*TASK DIRECTIONS*
Return, without pictures, the lines from the start of the data through the one that contains "v in values]))".

==== DATASET EXTRACT ====

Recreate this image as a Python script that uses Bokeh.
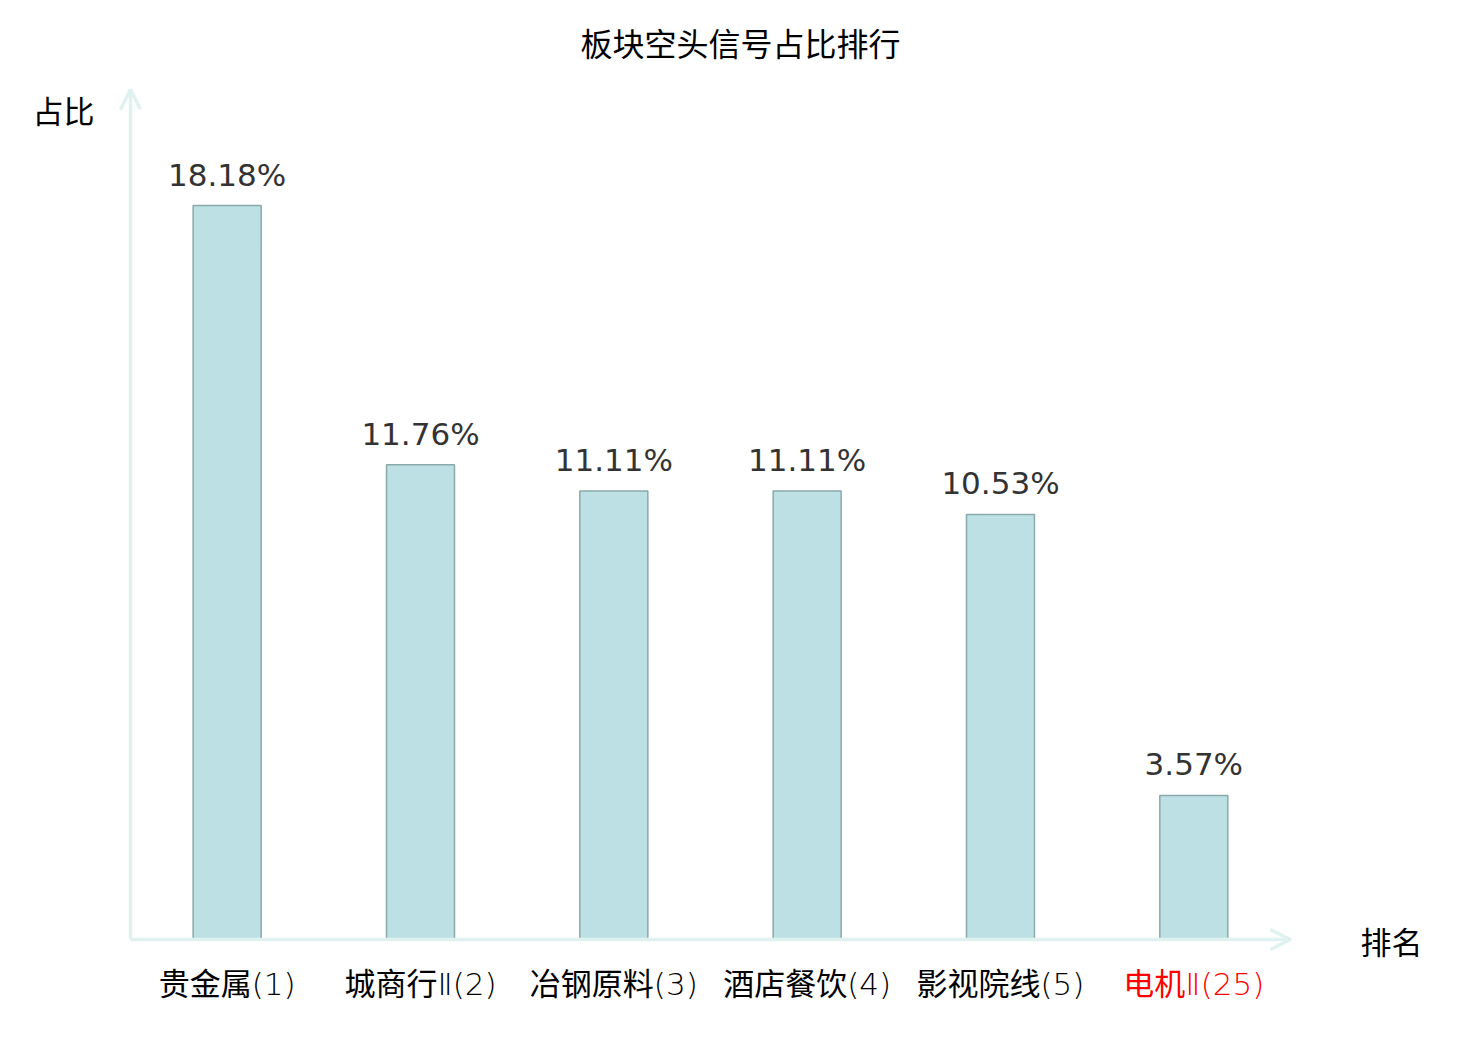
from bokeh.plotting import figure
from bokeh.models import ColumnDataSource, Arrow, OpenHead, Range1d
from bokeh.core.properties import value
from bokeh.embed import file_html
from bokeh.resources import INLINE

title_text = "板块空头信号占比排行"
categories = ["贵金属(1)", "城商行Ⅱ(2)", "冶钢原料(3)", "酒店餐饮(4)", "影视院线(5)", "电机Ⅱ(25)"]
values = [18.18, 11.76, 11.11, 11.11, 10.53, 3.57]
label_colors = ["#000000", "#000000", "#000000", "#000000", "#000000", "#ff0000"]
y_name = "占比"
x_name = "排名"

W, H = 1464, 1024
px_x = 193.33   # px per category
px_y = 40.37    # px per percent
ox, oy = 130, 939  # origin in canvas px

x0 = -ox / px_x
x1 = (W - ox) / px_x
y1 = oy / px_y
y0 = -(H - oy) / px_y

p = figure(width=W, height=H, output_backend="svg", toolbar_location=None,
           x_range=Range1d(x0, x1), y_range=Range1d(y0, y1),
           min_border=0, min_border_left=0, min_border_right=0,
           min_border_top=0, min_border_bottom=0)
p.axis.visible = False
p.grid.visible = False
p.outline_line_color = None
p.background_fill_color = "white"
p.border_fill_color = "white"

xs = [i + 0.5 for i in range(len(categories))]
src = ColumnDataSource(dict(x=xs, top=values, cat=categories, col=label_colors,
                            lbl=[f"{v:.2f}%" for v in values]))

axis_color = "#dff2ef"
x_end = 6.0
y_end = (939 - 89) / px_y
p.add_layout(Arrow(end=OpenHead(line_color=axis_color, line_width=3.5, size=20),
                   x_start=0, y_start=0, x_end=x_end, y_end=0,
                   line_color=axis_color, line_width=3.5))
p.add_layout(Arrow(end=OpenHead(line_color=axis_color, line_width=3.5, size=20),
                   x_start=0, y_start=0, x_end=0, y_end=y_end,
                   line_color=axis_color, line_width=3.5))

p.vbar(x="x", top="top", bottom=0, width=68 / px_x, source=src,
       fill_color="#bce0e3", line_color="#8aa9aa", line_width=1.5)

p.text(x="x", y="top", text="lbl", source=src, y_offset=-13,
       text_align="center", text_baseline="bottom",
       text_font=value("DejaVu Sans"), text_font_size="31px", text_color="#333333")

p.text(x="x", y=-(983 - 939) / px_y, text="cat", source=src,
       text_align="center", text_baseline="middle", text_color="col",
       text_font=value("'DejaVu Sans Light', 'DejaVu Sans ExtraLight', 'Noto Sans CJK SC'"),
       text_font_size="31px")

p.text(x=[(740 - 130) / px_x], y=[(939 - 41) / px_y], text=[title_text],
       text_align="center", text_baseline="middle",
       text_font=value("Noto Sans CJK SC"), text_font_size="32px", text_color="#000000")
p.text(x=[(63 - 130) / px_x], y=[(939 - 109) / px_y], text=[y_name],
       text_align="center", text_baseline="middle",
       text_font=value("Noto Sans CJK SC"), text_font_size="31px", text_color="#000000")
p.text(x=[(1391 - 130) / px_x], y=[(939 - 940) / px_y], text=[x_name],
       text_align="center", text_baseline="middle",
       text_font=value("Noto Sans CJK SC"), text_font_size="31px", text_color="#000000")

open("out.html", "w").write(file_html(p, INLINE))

====

*ANSWER TO THE TASK*
Recreate this image as a Python script that uses Bokeh.
from bokeh.plotting import figure
from bokeh.models import ColumnDataSource, Arrow, OpenHead, Range1d
from bokeh.core.properties import value
from bokeh.embed import file_html
from bokeh.resources import INLINE

title_text = "板块空头信号占比排行"
categories = ["贵金属(1)", "城商行Ⅱ(2)", "冶钢原料(3)", "酒店餐饮(4)", "影视院线(5)", "电机Ⅱ(25)"]
values = [18.18, 11.76, 11.11, 11.11, 10.53, 3.57]
label_colors = ["#000000", "#000000", "#000000", "#000000", "#000000", "#ff0000"]
y_name = "占比"
x_name = "排名"

W, H = 1464, 1024
px_x = 193.33   # px per category
px_y = 40.37    # px per percent
ox, oy = 130, 939  # origin in canvas px

x0 = -ox / px_x
x1 = (W - ox) / px_x
y1 = oy / px_y
y0 = -(H - oy) / px_y

p = figure(width=W, height=H, output_backend="svg", toolbar_location=None,
           x_range=Range1d(x0, x1), y_range=Range1d(y0, y1),
           min_border=0, min_border_left=0, min_border_right=0,
           min_border_top=0, min_border_bottom=0)
p.axis.visible = False
p.grid.visible = False
p.outline_line_color = None
p.background_fill_color = "white"
p.border_fill_color = "white"

xs = [i + 0.5 for i in range(len(categories))]
src = ColumnDataSource(dict(x=xs, top=values, cat=categories, col=label_colors,
                            lbl=[f"{v:.2f}%" for v in values]))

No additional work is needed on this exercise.